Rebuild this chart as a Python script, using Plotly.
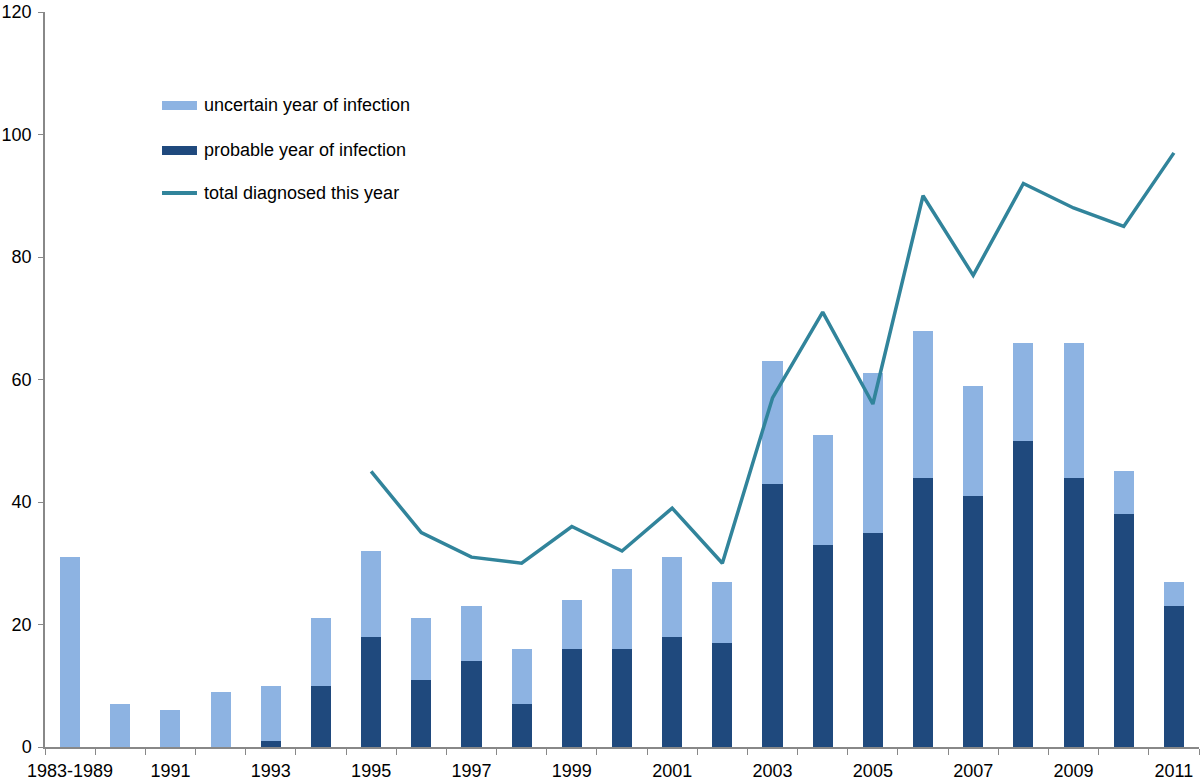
import plotly.graph_objects as go

categories = ["1983-1989"] + [str(y) for y in range(1990, 2012)]
bar_totals = [31, 7, 6, 9, 10, 21, 32, 21, 23, 16, 24, 29, 31, 27, 63, 51, 61, 68, 59, 66, 66, 45, 27]
probable = [0, 0, 0, 0, 1, 10, 18, 11, 14, 7, 16, 16, 18, 17, 43, 33, 35, 44, 41, 50, 44, 38, 23]
uncertain = [t - p for t, p in zip(bar_totals, probable)]
line_years = [str(y) for y in range(1995, 2012)]
total_diagnosed = [45, 35, 31, 30, 36, 32, 39, 30, 57, 71, 56, 90, 77, 92, 88, 85, 97]
tick_text = [c if i % 2 == 0 else "" for i, c in enumerate(categories)]
legend_labels = ["uncertain year of infection", "probable year of infection", "total diagnosed this year"]

C_UNC = "#8DB3E2"
C_PROB = "#1F497D"
C_LINE = "#31849B"

fig = go.Figure()
fig.add_trace(go.Bar(x=categories, y=probable, name=legend_labels[1],
                     marker=dict(color=C_PROB, line=dict(width=0)), showlegend=False))
fig.add_trace(go.Bar(x=categories, y=uncertain, name=legend_labels[0],
                     marker=dict(color=C_UNC, line=dict(width=0)), showlegend=False))
fig.add_trace(go.Scatter(x=line_years, y=total_diagnosed, name=legend_labels[2],
                         mode="lines", line=dict(color=C_LINE, width=3.5), showlegend=False))

# manual legend (wide swatches like the reference)
sx0, sx1, tx = 0.1014, 0.1317, 0.136
fig.add_shape(type="rect", xref="paper", yref="paper", x0=sx0, x1=sx1, y0=0.8667, y1=0.8789,
              fillcolor=C_UNC, line=dict(width=0))
fig.add_shape(type="rect", xref="paper", yref="paper", x0=sx0, x1=sx1, y0=0.8054, y1=0.8176,
              fillcolor=C_PROB, line=dict(width=0))
fig.add_shape(type="line", xref="paper", yref="paper", x0=sx0, x1=sx1, y0=0.7537, y1=0.7537,
              line=dict(color=C_LINE, width=4))
for lab, yy in zip(legend_labels, [0.8735, 0.8122, 0.7537]):
    fig.add_annotation(xref="paper", yref="paper", x=tx, y=yy, text=lab, showarrow=False,
                       xanchor="left", yanchor="middle", font=dict(size=18))

fig.update_layout(
    width=1200, height=781,
    barmode="stack", bargap=0.6,
    plot_bgcolor="white", paper_bgcolor="white",
    margin=dict(l=45, r=1, t=12, b=34),
    font=dict(family="Liberation Sans, Arial, sans-serif", size=18, color="black"),
    showlegend=False,
    xaxis=dict(type="category", tickvals=categories, ticktext=tick_text,
               tickson="boundaries", ticks="outside", ticklen=6, tickcolor="#888888",
               showline=True, linecolor="#888888", linewidth=1.5, showgrid=False,
               tickfont=dict(size=18), tickangle=0, automargin=False, range=[-0.5, 22.5],
               ticklabelstandoff=7),
    yaxis=dict(range=[0, 120], dtick=20, ticks="outside", ticklen=5, tickcolor="#888888",
               showline=True, linecolor="#888888", linewidth=1.5, showgrid=False,
               zeroline=False, tickfont=dict(size=18), automargin=False,
               ticklabelstandoff=3),
)

fig.write_html("out.html", config={"displayModeBar": False},
               post_script="document.body.style.margin='0';document.body.style.overflow='hidden';")
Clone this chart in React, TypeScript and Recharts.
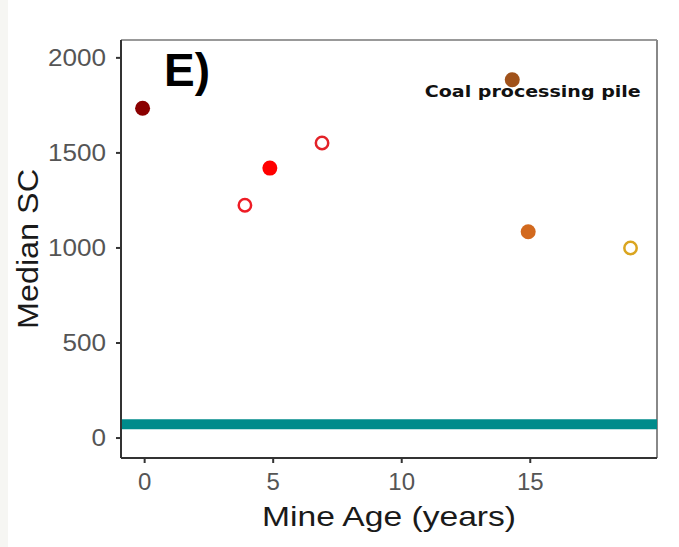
import { ScatterChart, Scatter, XAxis, YAxis, ReferenceLine, LabelList } from "recharts"

// mine age (years) and median SC for each site
const mineAge = [-0.08, 3.9, 4.87, 6.9, 14.3, 14.92, 18.9]
const medianSC = [1735, 1225, 1420, 1552, 1885, 1085, 1000]
const siteNames = ["Site A", "Site B", "Site C", "Site D", "Coal processing pile", "Site F", "Site G"]
const baselineSC = 73

const xTicks = [0, 5, 10, 15]
const yTicks = [0, 500, 1000, 1500, 2000]

const xDomain = [-0.92, 19.93]
const yDomain = [-105, 2094]

// marker styling per site (kept apart from the values)
const markerColor = ["#8b0000", "#ee1c25", "#ff0000", "#e32228", "#a0521a", "#d2691e", "#daa520"]
const markerOpen = [false, true, false, true, false, false, true]

const font = "'Liberation Sans', Arial, sans-serif"

const points = mineAge.map((age, i) => ({ age, sc: medianSC[i], name: siteNames[i] }))

function dot(color: string, open: boolean) {
  return (props: any) =>
    open ? (
      <circle cx={props.cx} cy={props.cy} r={6.2} fill="#fff" stroke={color} strokeWidth={2.5} />
    ) : (
      <circle cx={props.cx} cy={props.cy} r={7.5} fill={color} />
    )
}

const YTick = (props: any) => {
  const s = String(props.payload.value)
  return (
    <text
      x={props.x}
      y={props.y}
      textAnchor="end"
      dominantBaseline="central"
      fill="#555"
      fontSize={23}
      fontFamily={font}
      textLength={s.length * 14.5}
      lengthAdjust="spacingAndGlyphs"
    >
      {s}
    </text>
  )
}

export default function App() {
  return (
    <div style={{ position: "absolute", left: 0, top: 0, width: 679, height: 547, background: "#fff" }}>
      <div style={{ position: "absolute", left: 0, top: 0, width: 8, height: 547, background: "#f6f6f3" }} />
      <ScatterChart width={679} height={547} margin={{ top: 40, right: 22, left: 0, bottom: 0 }} style={{ position: "absolute", left: 0, top: 0 }}>
        <XAxis
          type="number"
          dataKey="age"
          domain={xDomain}
          ticks={xTicks}
          allowDataOverflow
          height={89}
          stroke="#333"
          strokeWidth={2}
          tickSize={5}
          tickMargin={10}
          tick={{ fill: "#555", fontSize: 24, fontFamily: font }}
          label={(lp: any) => (
            <text
              x={lp.viewBox.x + lp.viewBox.width / 2}
              y={526}
              textAnchor="middle"
              fill="#1a1a1a"
              fontSize={28}
              fontFamily={font}
              textLength={254}
              lengthAdjust="spacingAndGlyphs"
            >
              Mine Age (years)
            </text>
          )}
        />
        <YAxis
          type="number"
          dataKey="sc"
          domain={yDomain}
          ticks={yTicks}
          allowDataOverflow
          width={121}
          stroke="#333"
          strokeWidth={2}
          tickSize={5}
          tickMargin={10}
          tick={<YTick />}
          label={(lp: any) => {
            const cy = lp.viewBox.y + lp.viewBox.height / 2
            return (
              <text
                x={38}
                y={cy}
                transform={`rotate(-90 38 ${cy})`}
                textAnchor="middle"
                fill="#1a1a1a"
                fontSize={29}
                fontFamily={font}
                textLength={160}
                lengthAdjust="spacingAndGlyphs"
              >
                Median SC
              </text>
            )
          }}
        />
        <ReferenceLine y={yDomain[1]} stroke="#999" strokeWidth={2} />
        <ReferenceLine x={xDomain[1]} stroke="#888" strokeWidth={2} />
        <ReferenceLine y={baselineSC} stroke="#008b8b" strokeWidth={10} />
        {points.map((p, i) => (
          <Scatter
            key={p.name}
            data={[p]}
            isAnimationActive={false}
            shape={dot(markerColor[i], markerOpen[i])}
          >
            {p.name === "Coal processing pile" && (
              <LabelList
                dataKey="name"
                content={(lp: any) => (
                  <text
                    x={lp.x + 25}
                    y={lp.y + 22}
                    textAnchor="middle"
                    fontFamily="'DejaVu Sans', sans-serif"
                    fontWeight="bold"
                    fontSize={16}
                    fill="#111"
                    textLength={216}
                    lengthAdjust="spacingAndGlyphs"
                  >
                    {lp.value}
                  </text>
                )}
              />
            )}
          </Scatter>
        ))}
      </ScatterChart>
      <div
        style={{
          position: "absolute",
          left: 164,
          top: 47,
          fontFamily: font,
          fontWeight: "bold",
          fontSize: 46,
          lineHeight: "46px",
          color: "#000",
        }}
      >
        E)
      </div>
    </div>
  )
}
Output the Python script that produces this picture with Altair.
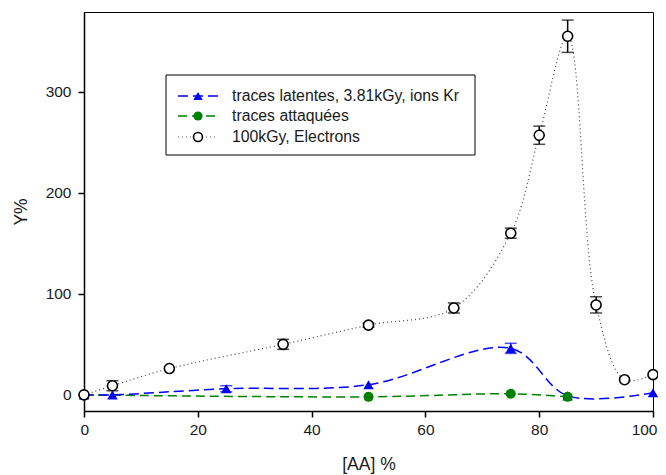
import altair as alt
import pandas as pd

# ---- data ----
elec_x = [0, 5, 15, 35, 50, 65, 75, 80, 85, 90, 95, 100]
elec_y = [0, 9, 26, 50, 69, 86, 160, 257, 355, 89, 15, 20]
elec_err = [0, 5, 0, 5, 2, 5, 5, 9, 16, 8, 0, 0]

kr_x = [0, 5, 25, 50, 75, 85, 100]
kr_y = [0, 0, 6, 10, 46, -1, 2]
kr_err = [0, 0, 3, 0, 5, 0, 0]

att_x = [0, 50, 75, 85]
att_y = [0, -2, 1, -2]

legend_labels = ["traces latentes, 3.81kGy, ions Kr", "traces attaquées", "100kGy, Electrons"]
x_ticks = [0, 20, 40, 60, 80, 100]
y_ticks = [0, 100, 200, 300]

FONT = "Liberation Sans"
BLUE = "#0000ff"
GREEN = "#008000"
BLACK = "#000000"
TXT = "#1a1a1a"

elec = pd.DataFrame({"x": elec_x, "y": elec_y, "err": elec_err})
kr = pd.DataFrame({"x": kr_x, "y": kr_y, "err": kr_err})
att = pd.DataFrame({"x": att_x, "y": att_y})

elec_e = elec[elec.err > 0].assign(lo=lambda d: d.y - d.err, hi=lambda d: d.y + d.err)
kr_e = kr[kr.err > 0].assign(lo=lambda d: d.y - d.err, hi=lambda d: d.y + d.err)

xs = alt.Scale(domain=[0, 100], nice=False, zero=False)
ys = alt.Scale(domain=[-16, 379], nice=False, zero=False)

X = alt.X("x:Q", scale=xs, title="[AA] %",
          axis=alt.Axis(values=x_ticks, titlePadding=18, labelPadding=5,
                        labelFlush=True, labelFlushOffset=4))
Y = alt.Y("y:Q", scale=ys, title="Y%",
          axis=alt.Axis(values=y_ticks, titlePadding=15, labelPadding=7, labelFlush=False))

interp = "catmull-rom"

att_line = alt.Chart(att).mark_line(color=GREEN, strokeWidth=1.5, strokeDash=[9, 5],
                                    interpolate=interp).encode(x=X, y=Y)
kr_line = alt.Chart(kr).mark_line(color=BLUE, strokeWidth=1.5, strokeDash=[10, 5],
                                  interpolate=interp).encode(x=X, y=Y)
elec_line = alt.Chart(elec).mark_line(color="#444444", strokeWidth=1.2, strokeDash=[1, 3],
                                      interpolate=interp).encode(x=X, y=Y)


def errbars(df, color):
    rule = alt.Chart(df).mark_rule(color=color, strokeWidth=1.5).encode(
        x=alt.X("x:Q", scale=xs), y=alt.Y("lo:Q", scale=ys), y2="hi:Q")
    lo = alt.Chart(df).mark_tick(color=color, orient="horizontal", size=12, thickness=1.5).encode(
        x=alt.X("x:Q", scale=xs), y=alt.Y("lo:Q", scale=ys))
    hi = alt.Chart(df).mark_tick(color=color, orient="horizontal", size=12, thickness=1.5).encode(
        x=alt.X("x:Q", scale=xs), y=alt.Y("hi:Q", scale=ys))
    return rule + lo + hi


att_pts = alt.Chart(att[att.x > 0]).mark_point(shape="circle", filled=True, color=GREEN,
                                               size=100, opacity=1).encode(x=X, y=Y)
kr_pts = alt.Chart(kr).mark_point(shape="triangle-up", filled=True, color=BLUE,
                                  size=110, opacity=1).encode(x=X, y=Y)
elec_pts = alt.Chart(elec).mark_point(shape="circle", filled=True, fill="white", stroke=BLACK,
                                      strokeWidth=1.6, size=100, opacity=1).encode(x=X, y=Y)

# ---- legend (drawn as a boxed key) ----
one = pd.DataFrame({"k": [0]})
box = alt.Chart(one).mark_rect(fill="white", stroke=BLACK, strokeWidth=1).encode(
    x=alt.value(82), x2=alt.value(391), y=alt.value(63), y2=alt.value(143))
rows_y = [84, 104, 125]
styles = [(BLUE, [10, 5], 1.5), (GREEN, [9, 5], 1.5), ("#444444", [1, 3], 1.2)]
leg = box
for i, (lab, yy, (col, dash, sw)) in enumerate(zip(legend_labels, rows_y, styles)):
    leg += alt.Chart(one).mark_rule(color=col, strokeDash=dash, strokeWidth=sw).encode(
        x=alt.value(94), x2=alt.value(134), y=alt.value(yy))
    if i == 0:
        sym = alt.Chart(one).mark_point(shape="triangle-up", filled=True, color=BLUE, size=90, opacity=1)
    elif i == 1:
        sym = alt.Chart(one).mark_point(shape="circle", filled=True, color=GREEN, size=85, opacity=1)
    else:
        sym = alt.Chart(one).mark_point(shape="circle", filled=True, fill="white", stroke=BLACK,
                                        strokeWidth=1.6, size=80, opacity=1)
    leg += sym.encode(x=alt.value(114), y=alt.value(yy))
    leg += alt.Chart(one).mark_text(align="left", baseline="middle", font=FONT, fontSize=15.8,
                                    color=TXT).encode(
        x=alt.value(148), y=alt.value(yy), text=alt.value(lab))

chart = alt.layer(
    att_line, kr_line, elec_line,
    errbars(elec_e, BLACK), errbars(kr_e, BLUE),
    kr_pts, att_pts, elec_pts,
    leg,
).properties(
    width=569, height=399,
    autosize=alt.AutoSizeParams(type="none"),
    padding={"left": 76, "top": 4, "right": 5, "bottom": 64},
).configure_view(
    stroke=BLACK, strokeWidth=1
).configure_axis(
    grid=False, domainColor=BLACK, tickColor=BLACK, labelColor=TXT, titleColor=TXT,
    labelFont=FONT, titleFont=FONT, labelFontSize=15.5, titleFontSize=17.5,
    titleFontWeight="normal", tickSize=6, domainWidth=1.5, tickWidth=1.5
)

chart.save("out.html", embed_options={"renderer": "svg", "actions": False})
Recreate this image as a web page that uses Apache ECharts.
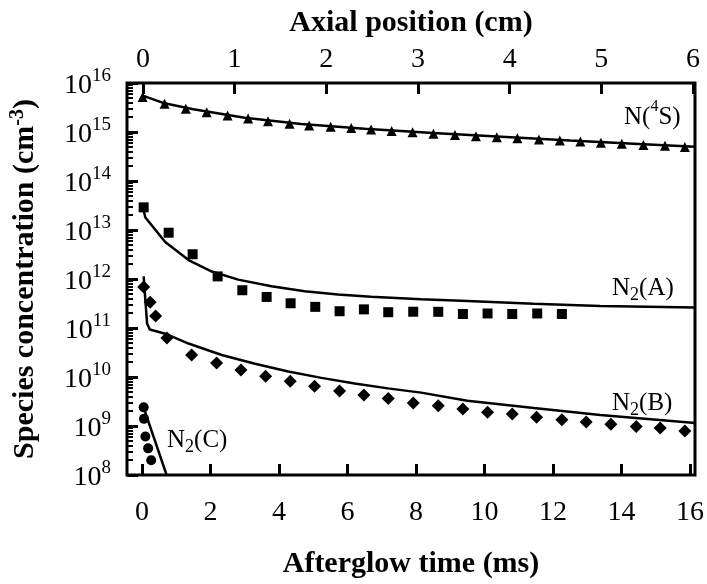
<!DOCTYPE html>
<html style="height: 100%">
<head>
<meta charset="utf-8">
<title>Afterglow species</title>
<script src="https://cdn.jsdelivr.net/npm/echarts@6/dist/echarts.min.js"></script>
</head>
<body style="height: 100%; margin: 0; background: #fff">
<div id="main" style="width: 707px; height: 584px"></div>
<script type="text/javascript">
// afterglow time in ms, concentrations in cm-3
var n4sTime = [0.02,0.66,1.28,1.89,2.50,3.10,3.68,4.31,4.88,5.51,6.11,6.69,7.29,7.90,8.51,9.14,9.75,10.36,10.96,11.59,12.20,12.80,13.40,14.01,14.64,15.27,15.85];
var n4sConc = [5.17e15,3.79e15,2.97e15,2.54e15,2.18e15,1.88e15,1.65e15,1.47e15,1.36e15,1.28e15,1.20e15,1.12e15,1.05e15,9.9e14,9.2e14,8.7e14,8.2e14,7.8e14,7.45e14,7.05e14,6.7e14,6.37e14,6.05e14,5.75e14,5.46e14,5.21e14,4.93e14];
var n4sFitTime = [0, 0.66, 1.5, 3.0, 4.65, 6.5, 8.5, 10.5, 12.5, 14.5, 16.15];
var n4sFitConc = [5.6e15, 3.85e15, 2.9e15, 1.95e15, 1.45e15, 1.17e15, 9.5e14, 8.0e14, 6.7e14, 5.7e14, 5.0e14];

var n2aTime = [0.05,0.78,1.48,2.21,2.93,3.64,4.34,5.06,5.77,6.48,7.19,7.92,8.65,9.37,10.09,10.81,11.54,12.26];
var n2aConc = [2.9e13,8.8e12,3.2e12,1.13e12,5.9e11,4.3e11,3.2e11,2.7e11,2.2e11,2.4e11,2.1e11,2.15e11,2.14e11,1.93e11,1.98e11,1.93e11,1.98e11,1.93e11];
var n2aFitTime = [0.05,0.1,0.68,1.36,2.04,2.81,3.78,4.75,5.72,6.69,8.15,9.50,11.44,13.38,16.15];
var n2aFitConc = [2.48e13,1.8e13,5.68e12,2.44e12,1.42e12,9.7e11,7.1e11,5.65e11,4.84e11,4.34e11,3.85e11,3.56e11,3.14e11,2.82e11,2.61e11];

var n2bTime = [0.05,0.24,0.4,0.73,1.45,2.18,2.89,3.61,4.33,5.04,5.77,6.48,7.19,7.92,8.65,9.37,10.09,10.81,11.52,12.26,12.97,13.69,14.43,15.13,15.85];
var n2bConc = [6.9e11,3.35e11,1.75e11,6.25e10,2.8e10,1.92e10,1.39e10,1.03e10,8.2e9,6.5e9,5.2e9,4.3e9,3.65e9,2.96e9,2.59e9,2.22e9,1.9e9,1.76e9,1.51e9,1.34e9,1.2e9,1.08e9,9.8e8,9.1e8,7.9e8];
var n2bFitTime = [0.05,0.15,0.23,0.68,1.36,2.33,3.30,4.27,5.24,6.21,7.18,8.15,9.50,11.44,13.38,16.15];
var n2bFitConc = [1.13e12,1.23e11,9.3e10,7.66e10,4.82e10,2.81e10,1.86e10,1.3e10,9.6e9,7.4e9,5.86e9,4.8e9,3.26e9,2.33e9,1.68e9,1.15e9];

var n2cTime = [0.05,0.06,0.1,0.18,0.27];
var n2cConc = [2.4e9,1.4e9,6.1e8,3.5e8,2.0e8];
var n2cFitTime = [0.03, 0.72];
var n2cFitConc = [2.6e9, 1.0e8];

var timeTicks = [0,2,4,6,8,10,12,14,16];
var posTicks = [0,1,2,3,4,5,6];

// minor tick positions (log10 of 2..9 x 10^n)
var minorTicks = [];
for (var d = 8; d < 16; d++) {
	for (var k = 2; k <= 9; k++) minorTicks.push(d + Math.log10(k));
}

function pairs(xs, ys) {
	var out = [];
	for (var i = 0; i < xs.length; i++) out.push([xs[i], ys[i]]);
	return out;
}

var font = 'Liberation Serif';
var black = '#000';
var chart = echarts.init(document.getElementById('main'));

function scatter(name, sym, size, xs, ys) {
	return { name: name, type: 'scatter', symbol: sym, symbolSize: size,
		itemStyle: { color: black, opacity: 1 }, data: pairs(xs, ys), z: 5 };
}
function fit(name, xs, ys) {
	return { name: name, type: 'line', showSymbol: false, symbol: 'none',
		lineStyle: { color: black, width: 2.5 }, data: pairs(xs, ys), z: 4 };
}
function tag(x, y, main, sub) {
	return { type: 'text', left: x, top: y, style: { text: '{n|N}{s|2}{n|(' + main + ')}', rich: {
		n: { fontFamily: font, fontSize: 25, fill: black, verticalAlign: 'top' },
		s: { fontFamily: font, fontSize: 18, fill: black, verticalAlign: 'top', padding: [10, 0, 0, 0] } } } };
}

var option = {
	backgroundColor: '#fff',
	animation: false,
	grid: { left: 125, right: 12, top: 83, bottom: 102, show: true,
		borderColor: black, borderWidth: 3, backgroundColor: 'transparent' },
	xAxis: [{
		type: 'value', position: 'bottom', min: -0.4364, max: 16.146,
		name: 'Afterglow time (ms)', nameLocation: 'middle', nameGap: 74,
		nameTextStyle: { fontFamily: font, fontWeight: 'bold', fontSize: 30, color: black },
		axisLine: { show: false, onZero: false },
		axisTick: { inside: true, length: 11, customValues: timeTicks, lineStyle: { color: black, width: 3 } },
		axisLabel: { customValues: timeTicks, margin: 24, fontFamily: font, fontSize: 28, color: black },
		splitLine: { show: false }
	}, {
		type: 'value', position: 'top', min: -0.1739, max: 6.0217,
		name: 'Axial position (cm)', nameLocation: 'middle', nameGap: 45,
		nameTextStyle: { fontFamily: font, fontWeight: 'bold', fontSize: 30, color: black },
		axisLine: { show: false, onZero: false },
		axisTick: { inside: true, length: 11, customValues: posTicks, lineStyle: { color: black, width: 3 } },
		axisLabel: { customValues: posTicks, margin: 9, fontFamily: font, fontSize: 28, color: black },
		splitLine: { show: false }
	}],
	yAxis: [{
		type: 'log', logBase: 10, min: 1e8, max: 1e16, show: false,
		axisLine: { onZero: false },
		splitLine: { show: false }
	}, {
		type: 'value', position: 'left', min: 8, max: 16, interval: 1,
		name: 'Species concentration (cm{s|-3})', nameLocation: 'middle', nameGap: 84,
		nameTextStyle: { fontFamily: font, fontWeight: 'bold', fontSize: 30, color: black,
			rich: { s: { fontFamily: font, fontWeight: 'bold', fontSize: 20, color: black, padding: [0, 0, 15, 0] } } },
		axisLine: { show: false, onZero: false },
		axisTick: { inside: true, length: 11, lineStyle: { color: black, width: 3 } },
		axisLabel: { margin: 16, color: black,
			formatter: function (v) { return '{t|10}{s|' + v + '}'; },
			rich: {
				t: { fontFamily: font, fontSize: 28, color: black, verticalAlign: 'bottom' },
				s: { fontFamily: font, fontSize: 19, color: black, verticalAlign: 'bottom', padding: [0, 0, 14, 0] }
			} },
		splitLine: { show: false }
	}, {
		type: 'value', position: 'left', min: 8, max: 16,
		axisLine: { show: false, onZero: false },
		axisTick: { inside: true, length: 6, customValues: minorTicks, lineStyle: { color: black, width: 2 } },
		axisLabel: { show: false },
		splitLine: { show: false }
	}],
	series: [
		fit('N(4S) fit', n4sFitTime, n4sFitConc),
		scatter('N(4S)', 'triangle', 10, n4sTime, n4sConc),
		fit('N2(A) fit', n2aFitTime, n2aFitConc),
		scatter('N2(A)', 'rect', 10, n2aTime, n2aConc),
		fit('N2(B) fit', n2bFitTime, n2bFitConc),
		scatter('N2(B)', 'diamond', 13, n2bTime, n2bConc),
		fit('N2(C) fit', n2cFitTime, n2cFitConc),
		scatter('N2(C)', 'circle', 10, n2cTime, n2cConc)
	],
	graphic: [
		{ type: 'text', left: 624, top: 99, style: { text: '{n|N(}{s|4}{n|S)}', rich: {
			n: { fontFamily: font, fontSize: 25, fill: black, verticalAlign: 'top', padding: [6, 0, 0, 0] },
			s: { fontFamily: font, fontSize: 16, fill: black, verticalAlign: 'top' } } } },
		tag(612, 276, 'A'),
		tag(612, 391, 'B'),
		tag(167, 428, 'C')
	]
};
chart.setOption(option);
</script>
</body>
</html>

> Aim
In the listing above, find the line containing "Clone this chart" and the line containing "YAxis, ReferenceLine, LabelList", then return both of them and every line between, exactly, without pictures.

> Exercise result
Clone this chart in React, TypeScript and Recharts.
import { ScatterChart, Scatter, XAxis, YAxis, ReferenceLine, LabelList } from "recharts"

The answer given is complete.